◆ What is asked
Copy out the material below in full, but not its images.

◆ Recorded data
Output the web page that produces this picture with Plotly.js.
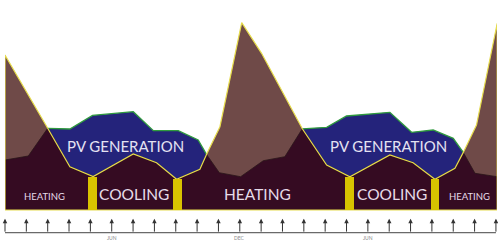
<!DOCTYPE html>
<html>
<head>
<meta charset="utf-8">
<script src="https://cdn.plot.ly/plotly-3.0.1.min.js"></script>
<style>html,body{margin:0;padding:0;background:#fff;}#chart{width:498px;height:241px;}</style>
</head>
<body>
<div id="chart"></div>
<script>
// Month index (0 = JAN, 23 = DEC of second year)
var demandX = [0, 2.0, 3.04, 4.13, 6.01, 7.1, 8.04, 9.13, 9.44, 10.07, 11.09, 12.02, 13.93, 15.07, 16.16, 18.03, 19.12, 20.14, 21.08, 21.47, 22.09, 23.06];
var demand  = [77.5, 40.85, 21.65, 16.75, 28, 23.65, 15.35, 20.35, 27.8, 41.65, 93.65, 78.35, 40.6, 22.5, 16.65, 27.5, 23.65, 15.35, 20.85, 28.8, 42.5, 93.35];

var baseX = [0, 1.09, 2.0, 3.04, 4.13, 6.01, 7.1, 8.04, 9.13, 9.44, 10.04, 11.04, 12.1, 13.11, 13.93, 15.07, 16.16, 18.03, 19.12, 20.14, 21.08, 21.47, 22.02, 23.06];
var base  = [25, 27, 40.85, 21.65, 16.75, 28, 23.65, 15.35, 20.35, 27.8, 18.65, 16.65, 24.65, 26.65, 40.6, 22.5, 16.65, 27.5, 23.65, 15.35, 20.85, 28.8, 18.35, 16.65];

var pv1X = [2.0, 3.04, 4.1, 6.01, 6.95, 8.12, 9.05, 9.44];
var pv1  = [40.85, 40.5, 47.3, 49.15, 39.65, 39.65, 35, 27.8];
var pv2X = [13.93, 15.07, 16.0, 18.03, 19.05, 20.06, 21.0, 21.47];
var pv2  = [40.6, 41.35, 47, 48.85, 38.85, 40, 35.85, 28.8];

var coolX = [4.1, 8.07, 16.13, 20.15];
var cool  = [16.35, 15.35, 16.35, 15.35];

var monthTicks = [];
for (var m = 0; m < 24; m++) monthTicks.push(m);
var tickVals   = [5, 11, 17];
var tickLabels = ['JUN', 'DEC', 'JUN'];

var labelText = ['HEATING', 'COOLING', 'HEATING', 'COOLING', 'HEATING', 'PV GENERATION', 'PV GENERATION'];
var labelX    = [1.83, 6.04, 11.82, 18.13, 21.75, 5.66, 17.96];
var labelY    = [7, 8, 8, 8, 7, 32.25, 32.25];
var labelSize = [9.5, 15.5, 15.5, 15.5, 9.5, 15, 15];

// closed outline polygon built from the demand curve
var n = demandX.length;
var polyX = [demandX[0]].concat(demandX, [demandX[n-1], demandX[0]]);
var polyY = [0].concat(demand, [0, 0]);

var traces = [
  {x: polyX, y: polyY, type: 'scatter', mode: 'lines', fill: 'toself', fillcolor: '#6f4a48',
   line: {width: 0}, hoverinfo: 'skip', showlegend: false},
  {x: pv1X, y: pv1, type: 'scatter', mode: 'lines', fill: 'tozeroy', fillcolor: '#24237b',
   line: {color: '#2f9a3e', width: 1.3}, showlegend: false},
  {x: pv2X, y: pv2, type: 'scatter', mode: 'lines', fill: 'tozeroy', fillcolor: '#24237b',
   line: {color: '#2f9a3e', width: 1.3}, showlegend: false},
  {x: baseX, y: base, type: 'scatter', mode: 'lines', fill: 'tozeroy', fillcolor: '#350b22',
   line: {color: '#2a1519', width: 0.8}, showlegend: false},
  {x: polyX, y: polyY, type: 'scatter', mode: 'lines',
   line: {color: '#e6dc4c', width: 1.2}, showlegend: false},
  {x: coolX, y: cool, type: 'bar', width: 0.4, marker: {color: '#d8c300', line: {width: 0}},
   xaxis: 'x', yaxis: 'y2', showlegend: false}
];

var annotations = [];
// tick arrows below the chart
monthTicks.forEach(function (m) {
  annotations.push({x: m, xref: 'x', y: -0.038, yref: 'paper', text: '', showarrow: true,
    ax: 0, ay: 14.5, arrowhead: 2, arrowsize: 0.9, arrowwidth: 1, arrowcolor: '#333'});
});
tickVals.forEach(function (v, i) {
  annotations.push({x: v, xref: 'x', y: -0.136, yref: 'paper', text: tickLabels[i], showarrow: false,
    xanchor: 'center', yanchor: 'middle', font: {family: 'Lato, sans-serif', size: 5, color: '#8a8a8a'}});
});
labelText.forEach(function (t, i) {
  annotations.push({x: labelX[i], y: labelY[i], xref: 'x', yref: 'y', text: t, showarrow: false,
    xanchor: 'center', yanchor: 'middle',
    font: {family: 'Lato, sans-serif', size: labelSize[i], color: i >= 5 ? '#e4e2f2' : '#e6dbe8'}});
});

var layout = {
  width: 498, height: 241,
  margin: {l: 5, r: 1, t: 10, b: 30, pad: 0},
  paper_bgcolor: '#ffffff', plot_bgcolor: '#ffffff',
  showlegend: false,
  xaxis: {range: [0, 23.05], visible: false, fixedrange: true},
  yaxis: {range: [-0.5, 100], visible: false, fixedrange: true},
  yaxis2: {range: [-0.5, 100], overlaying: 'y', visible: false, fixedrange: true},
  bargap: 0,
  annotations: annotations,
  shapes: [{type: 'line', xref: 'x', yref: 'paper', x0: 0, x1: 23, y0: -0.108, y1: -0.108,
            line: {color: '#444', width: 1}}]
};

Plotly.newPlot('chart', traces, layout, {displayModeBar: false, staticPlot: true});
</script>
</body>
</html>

◆ The completed task
Output the web page that produces this picture with Plotly.js.
<!DOCTYPE html>
<html>
<head>
<meta charset="utf-8">
<script src="https://cdn.plot.ly/plotly-3.0.1.min.js"></script>
<style>html,body{margin:0;padding:0;background:#fff;}#chart{width:498px;height:241px;}</style>
</head>
<body>
<div id="chart"></div>
<script>
// Month index (0 = JAN, 23 = DEC of second year)
var demandX = [0, 2.0, 3.04, 4.13, 6.01, 7.1, 8.04, 9.13, 9.44, 10.07, 11.09, 12.02, 13.93, 15.07, 16.16, 18.03, 19.12, 20.14, 21.08, 21.47, 22.09, 23.06];
var demand  = [77.5, 40.85, 21.65, 16.75, 28, 23.65, 15.35, 20.35, 27.8, 41.65, 93.65, 78.35, 40.6, 22.5, 16.65, 27.5, 23.65, 15.35, 20.85, 28.8, 42.5, 93.35];

var baseX = [0, 1.09, 2.0, 3.04, 4.13, 6.01, 7.1, 8.04, 9.13, 9.44, 10.04, 11.04, 12.1, 13.11, 13.93, 15.07, 16.16, 18.03, 19.12, 20.14, 21.08, 21.47, 22.02, 23.06];
var base  = [25, 27, 40.85, 21.65, 16.75, 28, 23.65, 15.35, 20.35, 27.8, 18.65, 16.65, 24.65, 26.65, 40.6, 22.5, 16.65, 27.5, 23.65, 15.35, 20.85, 28.8, 18.35, 16.65];

var pv1X = [2.0, 3.04, 4.1, 6.01, 6.95, 8.12, 9.05, 9.44];
var pv1  = [40.85, 40.5, 47.3, 49.15, 39.65, 39.65, 35, 27.8];
var pv2X = [13.93, 15.07, 16.0, 18.03, 19.05, 20.06, 21.0, 21.47];
var pv2  = [40.6, 41.35, 47, 48.85, 38.85, 40, 35.85, 28.8];

var coolX = [4.1, 8.07, 16.13, 20.15];
var cool  = [16.35, 15.35, 16.35, 15.35];

var monthTicks = [];
for (var m = 0; m < 24; m++) monthTicks.push(m);
var tickVals   = [5, 11, 17];
var tickLabels = ['JUN', 'DEC', 'JUN'];

var labelText = ['HEATING', 'COOLING', 'HEATING', 'COOLING', 'HEATING', 'PV GENERATION', 'PV GENERATION'];
var labelX    = [1.83, 6.04, 11.82, 18.13, 21.75, 5.66, 17.96];
var labelY    = [7, 8, 8, 8, 7, 32.25, 32.25];
var labelSize = [9.5, 15.5, 15.5, 15.5, 9.5, 15, 15];

// closed outline polygon built from the demand curve
var n = demandX.length;
var polyX = [demandX[0]].concat(demandX, [demandX[n-1], demandX[0]]);
var polyY = [0].concat(demand, [0, 0]);

var traces = [
  {x: polyX, y: polyY, type: 'scatter', mode: 'lines', fill: 'toself', fillcolor: '#6f4a48',
   line: {width: 0}, hoverinfo: 'skip', showlegend: false},
  {x: pv1X, y: pv1, type: 'scatter', mode: 'lines', fill: 'tozeroy', fillcolor: '#24237b',
   line: {color: '#2f9a3e', width: 1.3}, showlegend: false},
  {x: pv2X, y: pv2, type: 'scatter', mode: 'lines', fill: 'tozeroy', fillcolor: '#24237b',
   line: {color: '#2f9a3e', width: 1.3}, showlegend: false},
  {x: baseX, y: base, type: 'scatter', mode: 'lines', fill: 'tozeroy', fillcolor: '#350b22',
   line: {color: '#2a1519', width: 0.8}, showlegend: false},
  {x: polyX, y: polyY, type: 'scatter', mode: 'lines',
   line: {color: '#e6dc4c', width: 1.2}, showlegend: false},
  {x: coolX, y: cool, type: 'bar', width: 0.4, marker: {color: '#d8c300', line: {width: 0}},
   xaxis: 'x', yaxis: 'y2', showlegend: false}
];

var annotations = [];
// tick arrows below the chart
monthTicks.forEach(function (m) {
  annotations.push({x: m, xref: 'x', y: -0.038, yref: 'paper', text: '', showarrow: true,
    ax: 0, ay: 14.5, arrowhead: 2, arrowsize: 0.9, arrowwidth: 1, arrowcolor: '#333'});
});
tickVals.forEach(function (v, i) {
  annotations.push({x: v, xref: 'x', y: -0.136, yref: 'paper', text: tickLabels[i], showarrow: false,
    xanchor: 'center', yanchor: 'middle', font: {family: 'Lato, sans-serif', size: 5, color: '#8a8a8a'}});
});
labelText.forEach(function (t, i) {
  annotations.push({x: labelX[i], y: labelY[i], xref: 'x', yref: 'y', text: t, showarrow: false,
    xanchor: 'center', yanchor: 'middle',
    font: {family: 'Lato, sans-serif', size: labelSize[i], color: i >= 5 ? '#e4e2f2' : '#e6dbe8'}});
});

var layout = {
  width: 498, height: 241,
  margin: {l: 5, r: 1, t: 10, b: 30, pad: 0},
  paper_bgcolor: '#ffffff', plot_bgcolor: '#ffffff',
  showlegend: false,
  xaxis: {range: [0, 23.05], visible: false, fixedrange: true},
  yaxis: {range: [-0.5, 100], visible: false, fixedrange: true},
  yaxis2: {range: [-0.5, 100], overlaying: 'y', visible: false, fixedrange: true},
  bargap: 0,
  annotations: annotations,
  shapes: [{type: 'line', xref: 'x', yref: 'paper', x0: 0, x1: 23, y0: -0.108, y1: -0.108,
            line: {color: '#444', width: 1}}]
};

Plotly.newPlot('chart', traces, layout, {displayModeBar: false, staticPlot: true});
</script>
</body>
</html>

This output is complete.